Пытаюсь ударить его, но куда там. Мужчина намного выше и сильнее меня, поэтому я не то, что ударить, замахнуться на него даже не могу. Одной своей огромной лапой он с легкостью удерживает обе мои руки, не давая и шанса на спасение. Да и дергаться уж больно сильно я не могу со своими сломанными ребрами. Каждое движение приносит просто адскую боль.

– Ты кажется, забыла, девочка, кого слушаться должна? Или на нары захотела? Так я быстро организую, скажи только. Сгниешь там, если за голову уже сейчас не возьмешься. Начинай уже вести себя как человек, а не как подзаборный щенок. Посиди тут, подумай над своим поведением.

Я слушаю все это, и на глаза слезы наворачиваются. Вот значит, кем этот мужчина считает меня. Подзаборным щенком. Почему-то это ранит меня, задевает прямо. Сглатываю ком этот болючий, быстро слезы смахивая. Уж лучше бы ударил. Он не заслуживает того, чтобы видеть как мне больно.

Тигр с легкостью меня в чулан бросает, и дверь закрывает на ключ, а я вдруг начинаю жестко паниковать. Я не переношу такие пространства. Закрытые и темные. Мне плохо тут становится очень, и страшно до ужаса, неужели он не понял? Меня в детстве так воспитательницы детдома пугали, частенько закрывая одну в темной комнате и стуча по дверям.

Они так наказывали меня за непослушание, думали что исправлюсь, однако ни к чему, кроме жуткой озлобленности на весь мир от такого метода я не получила. Я тогда мелкой совсем была, ревела лишь от страха, кусая кулаки. Вот откуда я боюсь теперь таких вот комнат. Маленьких, закрытых и темных.

– Выпустите! Выпустите меня отсюда! Хорошо, я не буду так больше. Я буду слушаться вас, но не закрывайте снова только, пожалуйста! Всеволод Генрихович! Ну, пожалуйста…

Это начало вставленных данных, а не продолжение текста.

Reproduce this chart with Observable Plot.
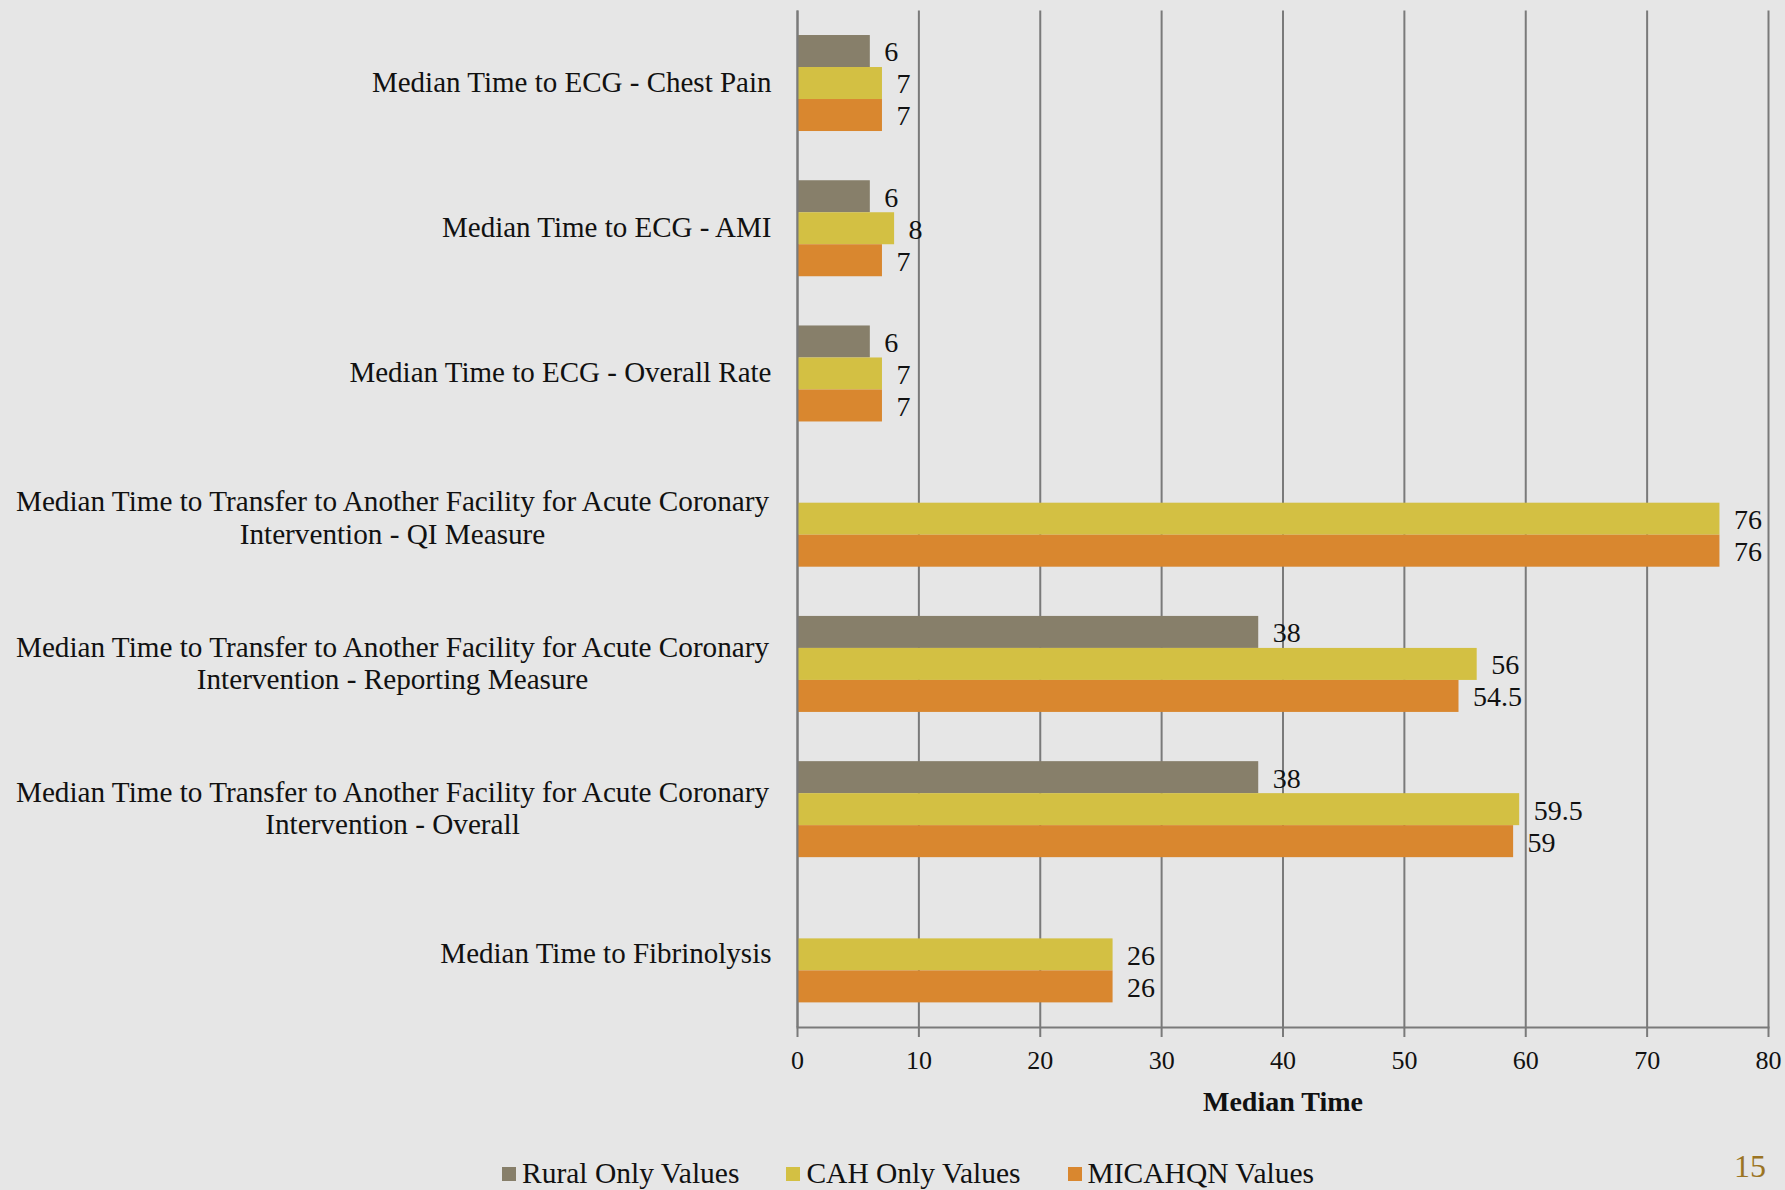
<!DOCTYPE html>
<html>
<head>
<meta charset="utf-8">
<script src="https://cdn.jsdelivr.net/npm/d3@7"></script>
<script src="https://cdn.jsdelivr.net/npm/@observablehq/plot@0.6"></script>
<style>
  html, body { margin: 0; padding: 0; background: #e6e6e6; }
  #wrap { position: relative; width: 1785px; height: 1190px; overflow: hidden;
          font-family: "Palatino Linotype", "Book Antiqua", Palatino, "Liberation Serif", serif; color: #111; }
  #chart { position: absolute; left: 0; top: 0; }
  #chart svg { display: block; }
  #legend { position: absolute; left: 502px; top: 1157px; }
  #page { position: absolute; left: 1734px; top: 1148px; font-size: 32px; color: #9b7423; }
</style>
</head>
<body>
<div id="wrap">
  <div id="chart"></div>
  <div id="legend"></div>
  <div id="page">15</div>
</div>
<script>
const categories = [
  "Median Time to ECG - Chest Pain",
  "Median Time to ECG - AMI",
  "Median Time to ECG - Overall Rate",
  "Median Time to Transfer to Another Facility for Acute Coronary Intervention - QI Measure",
  "Median Time to Transfer to Another Facility for Acute Coronary Intervention - Reporting Measure",
  "Median Time to Transfer to Another Facility for Acute Coronary Intervention - Overall",
  "Median Time to Fibrinolysis"
];
const categoryLabels = [
  "Median Time to ECG - Chest Pain",
  "Median Time to ECG - AMI",
  "Median Time to ECG - Overall Rate",
  "Median Time to Transfer to Another Facility for Acute Coronary\nIntervention - QI Measure",
  "Median Time to Transfer to Another Facility for Acute Coronary\nIntervention - Reporting Measure",
  "Median Time to Transfer to Another Facility for Acute Coronary\nIntervention - Overall",
  "Median Time to Fibrinolysis"
];
const series = ["Rural Only Values", "CAH Only Values", "MICAHQN Values"];
const ruralValues   = [6, 6, 6, null, 38, 38, null];
const cahValues     = [7, 8, 7, 76, 56, 59.5, 26];
const micahqnValues = [7, 7, 7, 76, 54.5, 59, 26];
const xTicks = [0, 10, 20, 30, 40, 50, 60, 70, 80];
const seriesColors = ["#877f6a", "#d3c043", "#d9872f"];
const xTitle = "Median Time";

const seriesValues = [ruralValues, cahValues, micahqnValues];
const data = [];
series.forEach((s, k) => {
  categories.forEach((c, i) => {
    const v = seriesValues[k][i];
    if (v != null) data.push({category: c, series: s, k, value: v});
  });
});
const labelOf = new Map(categories.map((c, i) => [c, categoryLabels[i]]));

const W = 1785, H = 1130, mT = 10.4, mB = 103, mL = 797, mR = 17;
const step = (H - mT - mB) / categories.length;
const barH = 32;
const pad = (step - 3 * barH) / 2;
const FONT = '"Palatino Linotype", "Book Antiqua", Palatino, "Liberation Serif", serif';
const grid = "#7a7a7a";

const marks = [Plot.ruleX(xTicks, {stroke: grid, strokeWidth: 2})];
series.forEach((s, k) => {
  const rows = data.filter(d => d.k === k);
  marks.push(Plot.barX(rows, {
    x1: 0, x2: "value", y: "category", fill: seriesColors[k],
    insetTop: pad + k * barH, insetBottom: pad + (2 - k) * barH
  }));
  marks.push(Plot.text(rows, {
    x: "value", y: "category", text: d => String(d.value),
    dx: 14, dy: (k - 1) * barH + 1, textAnchor: "start", fontSize: 28, fill: "#111"
  }));
});
marks.push(Plot.ruleX([0], {stroke: grid, strokeWidth: 2}));
marks.push(Plot.frame({anchor: "bottom", stroke: grid, strokeWidth: 2}));
marks.push(Plot.axisX({ticks: xTicks, tickSize: 10, tickPadding: 13, stroke: grid, strokeWidth: 2,
  fill: "#111", fontSize: 26, label: null}));
marks.push(Plot.text([xTitle], {text: d => d, frameAnchor: "bottom", dy: 75, fontWeight: "bold",
  fontSize: 28, fill: "#111", lineAnchor: "middle"}));
marks.push(Plot.axisY({tickSize: 0, tickPadding: 26, textAnchor: "end", fontSize: 29, fill: "#111",
  lineHeight: 1.12, label: null, dy: -2,
  tickFormat: d => labelOf.get(d).includes("\n") ? "" : labelOf.get(d)}));
marks.push(Plot.axisY({tickSize: 0, tickPadding: 405, textAnchor: "middle", fontSize: 29.2, fill: "#111",
  lineHeight: 1.12, label: null, dy: -2,
  tickFormat: d => labelOf.get(d).includes("\n") ? labelOf.get(d) : ""}));

const chart = Plot.plot({
  width: W, height: H,
  marginTop: mT, marginBottom: mB, marginLeft: mL, marginRight: mR,
  style: {fontFamily: FONT, fontSize: "28px", background: "transparent", color: "#111"},
  x: {domain: [0, 80], label: null},
  y: {domain: categories, padding: 0, round: false, label: null},
  marks
});
document.getElementById("chart").appendChild(chart);

const leg = Plot.legend({
  color: {domain: series, range: seriesColors},
  legend: "swatches", swatchSize: 14,
  style: {fontFamily: FONT, fontSize: "29.5px", color: "#111", background: "transparent"}
});
leg.querySelectorAll("svg").forEach(s => { s.style.marginRight = "6px"; });
Array.from(leg.children).filter(e => e.tagName === "SPAN").forEach(s => { s.style.marginRight = "47px"; });
document.getElementById("legend").appendChild(leg);
</script>
</body>
</html>
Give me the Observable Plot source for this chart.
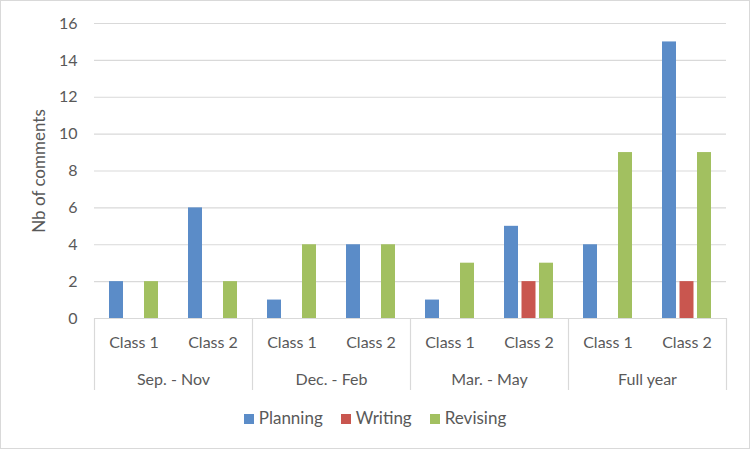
<!DOCTYPE html>
<html>
<head>
<meta charset="utf-8">
<script src="https://cdn.jsdelivr.net/npm/d3@7"></script>
<script src="https://cdn.jsdelivr.net/npm/@observablehq/plot@0.6"></script>
<style>
  body { margin: 0; background: #fff; }
  #wrap { position: relative; width: 750px; height: 449px; font-family: Lato, "Open Sans", sans-serif; color: #595959; }
  #border { position: absolute; left: 0; top: 0; width: 750px; height: 449px; box-sizing: border-box; border: 1px solid #d9d9d9; pointer-events: none; }
  #chart { position: absolute; left: 0; top: 0; }
  #legend { position: absolute; left: 0; top: 408px; width: 750px; text-align: center; font-size: 17px; line-height: 20px; }
  .item { display: inline-block; margin: 0 9px; }
  .sw { display: inline-block; width: 10px; height: 10px; margin-right: 5px; vertical-align: 0px; }
</style>
</head>
<body>
<div id="wrap">
  <div id="chart"></div>
  <div id="legend"></div>
  <div id="border"></div>
</div>
<script>
const periods = ["Sep. - Nov", "Dec. - Feb", "Mar. - May", "Full year"];
const classes = ["Class 1", "Class 2"];
const seriesNames = ["Planning", "Writing", "Revising"];
const seriesColors = ["#5b8cc8", "#c9564f", "#a2c060"];
// values in order: period x class
const planning = [2, 6, 1, 4, 1, 5, 4, 15];
const writing  = [0, 0, 0, 0, 0, 2, 0, 2];
const revising = [2, 2, 4, 4, 3, 3, 9, 9];
const yTicks = [0, 2, 4, 6, 8, 10, 12, 14, 16];

const keys = [];
const cats = [];
periods.forEach(p => classes.forEach(c => { keys.push(p + "|" + c); cats.push({key: p + "|" + c, period: p, cls: c}); }));
const seriesValues = [planning, writing, revising];
const rows = [];
seriesNames.forEach((s, si) => keys.forEach((k, i) => rows.push({key: k, series: s, value: seriesValues[si][i]})));

const W = 750, H = 400, mL = 94, mR = 24, mT = 23, mB = 82;
const bw = (W - mL - mR) / keys.length;
const barW = 14, step = 17.5;
function insets(j) { // j = -1, 0, 1
  const left = bw / 2 + j * step - barW / 2;
  return {insetLeft: left, insetRight: bw - left - barW};
}

const plot = Plot.plot({
  width: W, height: H,
  marginLeft: mL, marginRight: mR, marginTop: mT, marginBottom: mB,
  style: {fontFamily: "Lato, 'Open Sans', sans-serif", fontSize: "16px", color: "#595959", background: "transparent"},
  x: {domain: keys, padding: 0, axis: null},
  y: {domain: [0, 16], ticks: yTicks, tickSize: 0, tickPadding: 17, label: null},
  marks: [
    Plot.ruleY(yTicks, {stroke: "#d9d9d9", strokeWidth: 1.2}),
    ...seriesNames.map((s, si) => Plot.barY(rows.filter(r => r.series === s && r.value > 0), {
      x: "key", y: "value", fill: seriesColors[si], ...insets(si - 1)
    })),
    Plot.ruleX(cats.filter(c => c.cls === "Class 1"), {x: "key", dx: -bw / 2, stroke: "#d9d9d9", strokeWidth: 1.2, insetTop: H - mT - mB, insetBottom: -72}),
    Plot.ruleX([cats[cats.length - 1]], {x: "key", dx: bw / 2, stroke: "#d9d9d9", strokeWidth: 1.2, insetTop: H - mT - mB, insetBottom: -72}),
    Plot.text(cats, {x: "key", text: "cls", frameAnchor: "bottom", dy: 24, lineAnchor: "middle", fill: "#595959", fontSize: 16}),
    Plot.text(cats.filter(c => c.cls === "Class 2"), {x: "key", text: "period", frameAnchor: "bottom", dx: -bw / 2, dy: 61, lineAnchor: "middle", fill: "#595959", fontSize: 16}),
    Plot.text(["Nb of comments"], {frameAnchor: "left", text: d => d, rotate: -90, dx: -55, textAnchor: "middle", lineAnchor: "middle", fontSize: 17, fill: "#595959"})
  ]
});
document.getElementById("chart").appendChild(plot);

const legend = document.getElementById("legend");
seriesNames.forEach((s, i) => {
  const item = document.createElement("span");
  item.className = "item";
  const sw = document.createElement("span");
  sw.className = "sw";
  sw.style.background = seriesColors[i];
  item.appendChild(sw);
  item.appendChild(document.createTextNode(s));
  legend.appendChild(item);
});
</script>
</body>
</html>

Колочу отчаянно кулаками по двери закрытой, а после падаю прямо под нее, хватая ртом воздух. Мне страшно, а еще жутко больно в боку. Так хреново мне еще никогда не было, и причина всего этого – чудовище по имени Всеволод Генрихович Арбатов.

В темноте судорожно ищу этот бинт проклятий, которым надо было ребра перемотать, но кажется, я выбросила его в коридор, а теперь выйти не могу. Тигр закрыл меня здесь. В гробу этом проклятом и темном. Он проучить меня хотел, вот только перестарался маленько. Сдохну я тут до утра. От боли или от нехватки воздуха задохнусь. Вот ему будет веселье. Ненавижу!

Я не знаю, сколько проходит времени, но боль в ребрах уже кажется просто невыносимой, и я плакать от нее начинаю. Впервые в голос рыдаю. Не знаю, что со мной. Даже в детдоме так не раскисала, когда меньше еще была, и также побитой лежала никому ненужная. А тут, наверное, от простой безысходности разревелась и гребаной, невыносимой жалости к себе.